▸ **Requirements**:
Only the lines from the start of the data below through the line that contains "import plotly.graph_objects as go" are to be copied, exactly and without pictures.
··· Given entries ···
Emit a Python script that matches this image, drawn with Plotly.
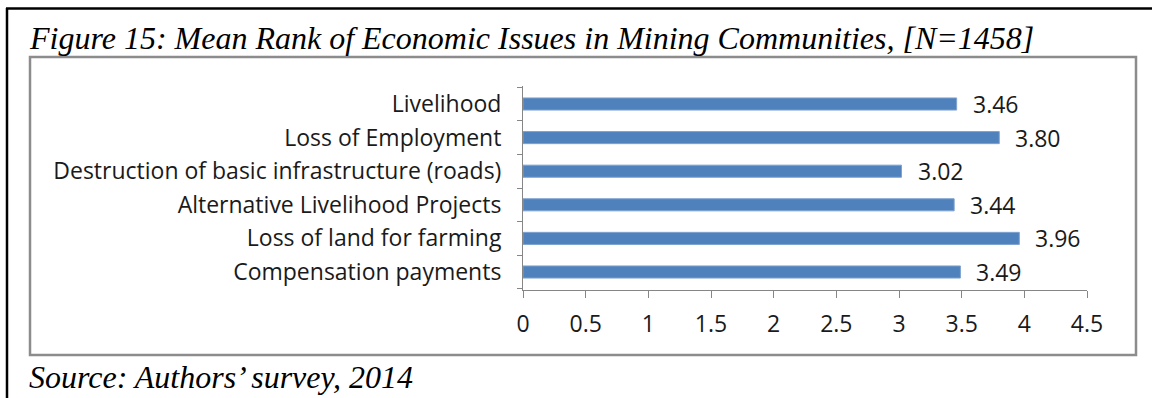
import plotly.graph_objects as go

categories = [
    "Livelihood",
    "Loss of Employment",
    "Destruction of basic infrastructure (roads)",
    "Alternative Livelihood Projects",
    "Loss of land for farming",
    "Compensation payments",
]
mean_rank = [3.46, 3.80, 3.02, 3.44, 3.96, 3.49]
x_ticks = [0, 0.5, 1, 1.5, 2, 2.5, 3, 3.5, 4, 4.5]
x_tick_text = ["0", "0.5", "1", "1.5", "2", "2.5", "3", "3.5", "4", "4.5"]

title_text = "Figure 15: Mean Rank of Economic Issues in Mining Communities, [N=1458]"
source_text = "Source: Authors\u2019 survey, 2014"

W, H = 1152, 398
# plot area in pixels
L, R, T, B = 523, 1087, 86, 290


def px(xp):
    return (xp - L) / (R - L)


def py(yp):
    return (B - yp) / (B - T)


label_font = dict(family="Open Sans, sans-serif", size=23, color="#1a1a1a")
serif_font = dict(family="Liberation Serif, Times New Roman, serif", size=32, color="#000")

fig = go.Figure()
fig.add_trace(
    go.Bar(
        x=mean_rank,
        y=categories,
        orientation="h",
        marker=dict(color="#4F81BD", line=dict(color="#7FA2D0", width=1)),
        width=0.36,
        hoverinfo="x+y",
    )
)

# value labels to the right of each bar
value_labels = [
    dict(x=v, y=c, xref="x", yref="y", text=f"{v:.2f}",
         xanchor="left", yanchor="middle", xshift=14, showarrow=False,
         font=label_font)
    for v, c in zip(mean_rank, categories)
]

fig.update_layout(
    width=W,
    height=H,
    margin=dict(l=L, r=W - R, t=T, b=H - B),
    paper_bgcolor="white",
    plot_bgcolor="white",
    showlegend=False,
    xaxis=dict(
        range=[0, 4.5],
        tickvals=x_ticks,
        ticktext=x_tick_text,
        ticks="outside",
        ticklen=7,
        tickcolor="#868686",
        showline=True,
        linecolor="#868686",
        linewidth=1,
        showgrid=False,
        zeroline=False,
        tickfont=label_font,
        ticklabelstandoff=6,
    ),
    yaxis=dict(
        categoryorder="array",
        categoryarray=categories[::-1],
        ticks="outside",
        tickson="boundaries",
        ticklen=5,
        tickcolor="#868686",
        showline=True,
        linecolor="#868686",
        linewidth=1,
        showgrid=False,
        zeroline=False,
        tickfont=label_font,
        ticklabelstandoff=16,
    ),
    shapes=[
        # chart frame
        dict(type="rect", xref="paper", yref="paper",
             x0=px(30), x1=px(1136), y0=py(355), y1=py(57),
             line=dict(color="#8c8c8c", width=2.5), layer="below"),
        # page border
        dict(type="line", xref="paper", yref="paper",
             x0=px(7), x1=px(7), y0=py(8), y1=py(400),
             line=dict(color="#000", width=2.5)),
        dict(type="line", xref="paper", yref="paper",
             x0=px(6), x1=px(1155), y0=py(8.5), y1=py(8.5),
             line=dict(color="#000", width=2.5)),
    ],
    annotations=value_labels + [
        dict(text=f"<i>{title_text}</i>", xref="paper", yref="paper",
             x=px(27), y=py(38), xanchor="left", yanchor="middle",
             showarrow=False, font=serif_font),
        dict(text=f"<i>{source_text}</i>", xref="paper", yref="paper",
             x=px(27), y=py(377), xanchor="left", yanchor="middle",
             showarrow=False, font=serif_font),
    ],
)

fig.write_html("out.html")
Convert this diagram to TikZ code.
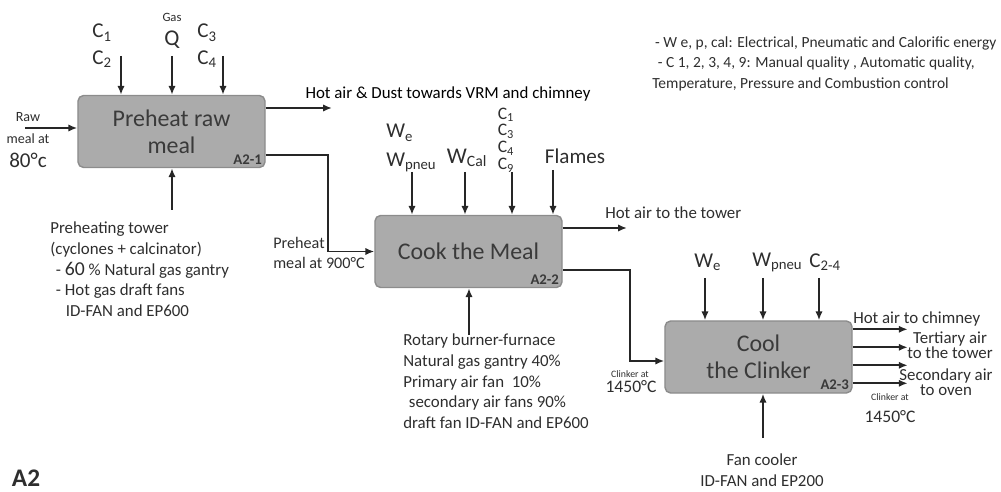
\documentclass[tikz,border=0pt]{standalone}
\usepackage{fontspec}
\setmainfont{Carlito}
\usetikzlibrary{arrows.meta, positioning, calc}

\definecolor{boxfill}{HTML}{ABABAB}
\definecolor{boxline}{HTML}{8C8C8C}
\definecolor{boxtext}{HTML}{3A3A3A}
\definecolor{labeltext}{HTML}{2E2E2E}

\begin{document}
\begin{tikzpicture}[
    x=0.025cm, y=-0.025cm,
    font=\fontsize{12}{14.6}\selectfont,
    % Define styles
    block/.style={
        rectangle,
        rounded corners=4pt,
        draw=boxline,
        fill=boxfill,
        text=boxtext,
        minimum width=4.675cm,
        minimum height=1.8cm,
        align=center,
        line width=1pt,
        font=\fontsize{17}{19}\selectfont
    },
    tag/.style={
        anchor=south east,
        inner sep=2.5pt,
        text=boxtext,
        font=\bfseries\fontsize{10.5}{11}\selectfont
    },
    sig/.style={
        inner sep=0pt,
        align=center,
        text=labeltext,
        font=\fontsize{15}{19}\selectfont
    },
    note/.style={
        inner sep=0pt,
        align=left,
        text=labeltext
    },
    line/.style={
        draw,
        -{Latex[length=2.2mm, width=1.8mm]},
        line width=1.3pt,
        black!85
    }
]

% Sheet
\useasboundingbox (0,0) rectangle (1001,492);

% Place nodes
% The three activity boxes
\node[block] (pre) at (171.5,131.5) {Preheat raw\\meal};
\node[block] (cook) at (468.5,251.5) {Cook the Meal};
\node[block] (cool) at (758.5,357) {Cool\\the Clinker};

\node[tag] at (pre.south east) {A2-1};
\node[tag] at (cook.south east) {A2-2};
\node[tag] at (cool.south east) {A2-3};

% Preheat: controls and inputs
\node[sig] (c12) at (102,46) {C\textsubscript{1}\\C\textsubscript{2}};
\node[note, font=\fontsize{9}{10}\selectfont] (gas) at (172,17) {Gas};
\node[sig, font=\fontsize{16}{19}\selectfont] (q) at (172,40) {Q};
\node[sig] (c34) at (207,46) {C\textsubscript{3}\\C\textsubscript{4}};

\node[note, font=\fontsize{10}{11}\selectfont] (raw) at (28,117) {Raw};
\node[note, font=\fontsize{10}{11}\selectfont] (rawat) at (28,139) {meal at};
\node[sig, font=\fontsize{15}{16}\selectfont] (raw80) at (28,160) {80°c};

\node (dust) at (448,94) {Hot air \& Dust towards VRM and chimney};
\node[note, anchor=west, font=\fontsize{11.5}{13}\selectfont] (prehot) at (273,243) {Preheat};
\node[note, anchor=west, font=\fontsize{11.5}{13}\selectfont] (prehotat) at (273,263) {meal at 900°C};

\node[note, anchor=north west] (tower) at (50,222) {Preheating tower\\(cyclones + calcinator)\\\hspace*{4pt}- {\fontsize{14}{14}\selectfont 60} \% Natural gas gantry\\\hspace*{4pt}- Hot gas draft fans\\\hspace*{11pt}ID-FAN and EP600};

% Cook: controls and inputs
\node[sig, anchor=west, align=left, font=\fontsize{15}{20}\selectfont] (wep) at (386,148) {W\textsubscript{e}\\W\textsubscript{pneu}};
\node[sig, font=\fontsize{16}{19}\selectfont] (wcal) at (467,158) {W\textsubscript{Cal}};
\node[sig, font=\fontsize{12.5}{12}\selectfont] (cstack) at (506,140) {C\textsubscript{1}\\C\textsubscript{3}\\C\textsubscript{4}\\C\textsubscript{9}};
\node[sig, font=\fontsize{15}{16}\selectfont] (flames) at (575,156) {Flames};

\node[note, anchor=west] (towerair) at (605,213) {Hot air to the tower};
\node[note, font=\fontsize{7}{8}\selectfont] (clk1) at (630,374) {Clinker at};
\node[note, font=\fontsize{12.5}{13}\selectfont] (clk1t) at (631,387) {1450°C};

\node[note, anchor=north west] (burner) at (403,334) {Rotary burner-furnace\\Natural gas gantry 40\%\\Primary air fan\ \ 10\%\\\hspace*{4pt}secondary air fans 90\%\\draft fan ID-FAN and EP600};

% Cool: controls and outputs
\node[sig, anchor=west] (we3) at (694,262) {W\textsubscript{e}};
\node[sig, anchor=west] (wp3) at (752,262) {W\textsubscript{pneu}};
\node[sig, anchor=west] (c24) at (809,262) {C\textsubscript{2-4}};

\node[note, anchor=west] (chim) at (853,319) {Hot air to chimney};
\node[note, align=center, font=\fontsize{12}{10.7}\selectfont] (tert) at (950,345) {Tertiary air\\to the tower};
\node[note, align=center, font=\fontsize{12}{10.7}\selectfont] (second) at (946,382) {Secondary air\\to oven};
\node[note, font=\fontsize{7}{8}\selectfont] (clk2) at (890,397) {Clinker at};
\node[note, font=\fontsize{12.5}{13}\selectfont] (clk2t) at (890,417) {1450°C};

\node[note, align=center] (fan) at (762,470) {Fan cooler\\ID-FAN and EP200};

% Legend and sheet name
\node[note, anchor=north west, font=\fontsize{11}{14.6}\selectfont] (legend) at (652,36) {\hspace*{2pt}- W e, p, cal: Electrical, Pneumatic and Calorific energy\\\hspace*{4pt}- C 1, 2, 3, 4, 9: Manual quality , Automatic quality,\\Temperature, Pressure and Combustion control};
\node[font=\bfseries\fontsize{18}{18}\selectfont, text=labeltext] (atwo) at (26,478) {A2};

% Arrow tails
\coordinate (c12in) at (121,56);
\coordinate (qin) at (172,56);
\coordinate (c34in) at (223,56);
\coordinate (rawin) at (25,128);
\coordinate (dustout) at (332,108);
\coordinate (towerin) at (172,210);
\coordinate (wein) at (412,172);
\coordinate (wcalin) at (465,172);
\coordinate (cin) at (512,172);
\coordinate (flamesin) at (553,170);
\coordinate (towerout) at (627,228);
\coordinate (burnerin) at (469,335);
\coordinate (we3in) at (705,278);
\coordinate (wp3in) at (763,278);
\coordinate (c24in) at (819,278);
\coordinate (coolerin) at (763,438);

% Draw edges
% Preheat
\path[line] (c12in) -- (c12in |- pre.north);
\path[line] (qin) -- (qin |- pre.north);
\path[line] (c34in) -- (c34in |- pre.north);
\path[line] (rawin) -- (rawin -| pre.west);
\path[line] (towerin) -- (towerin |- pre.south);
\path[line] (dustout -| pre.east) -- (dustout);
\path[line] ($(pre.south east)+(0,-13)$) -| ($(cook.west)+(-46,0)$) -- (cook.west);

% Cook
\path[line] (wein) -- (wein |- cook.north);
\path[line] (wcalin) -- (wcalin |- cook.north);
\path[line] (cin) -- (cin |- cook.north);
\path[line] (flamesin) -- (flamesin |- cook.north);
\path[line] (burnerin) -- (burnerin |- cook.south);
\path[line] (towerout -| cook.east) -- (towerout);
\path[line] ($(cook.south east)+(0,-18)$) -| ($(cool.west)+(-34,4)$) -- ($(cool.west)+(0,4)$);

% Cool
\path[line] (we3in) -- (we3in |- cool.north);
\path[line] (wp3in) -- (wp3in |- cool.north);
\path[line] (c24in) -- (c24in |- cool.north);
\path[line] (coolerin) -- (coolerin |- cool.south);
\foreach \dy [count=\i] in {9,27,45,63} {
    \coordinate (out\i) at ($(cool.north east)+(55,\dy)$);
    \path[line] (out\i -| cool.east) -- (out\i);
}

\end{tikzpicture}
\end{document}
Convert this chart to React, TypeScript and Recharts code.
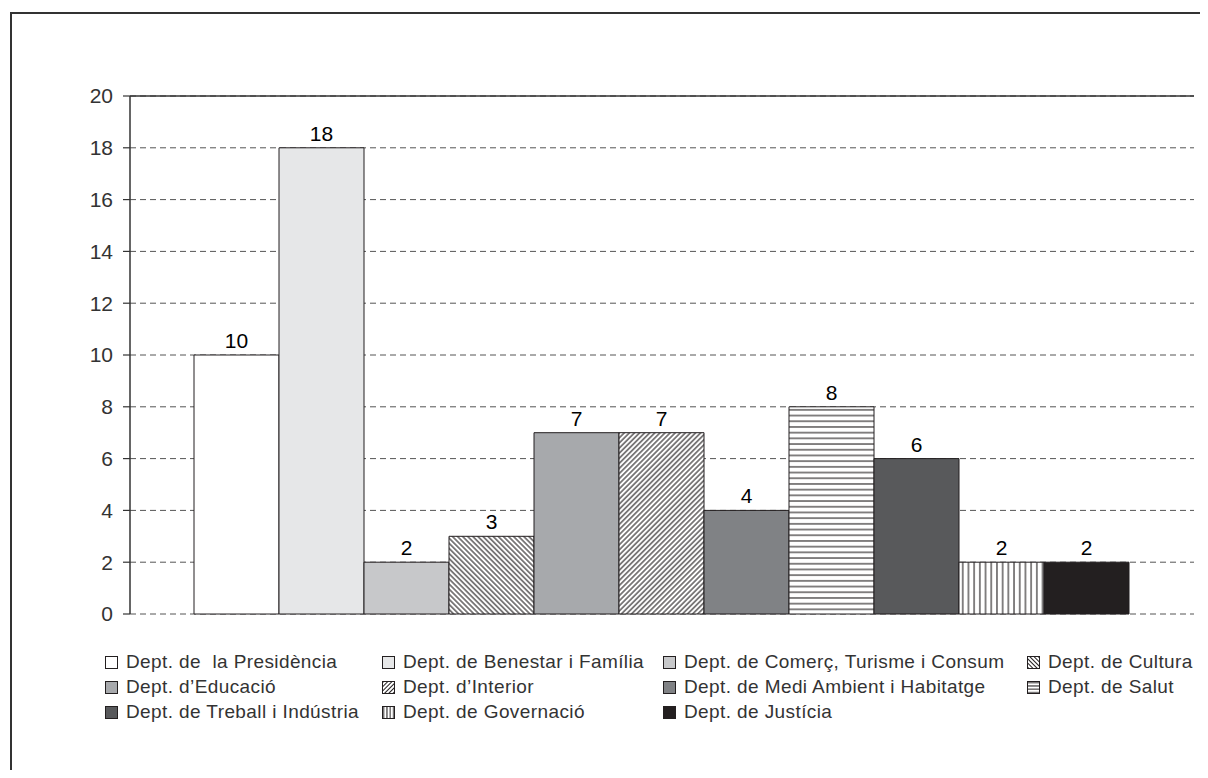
···
▸ **The result**:
Emit a Python script that matches this image, drawn with Plotly.
import plotly.graph_objects as go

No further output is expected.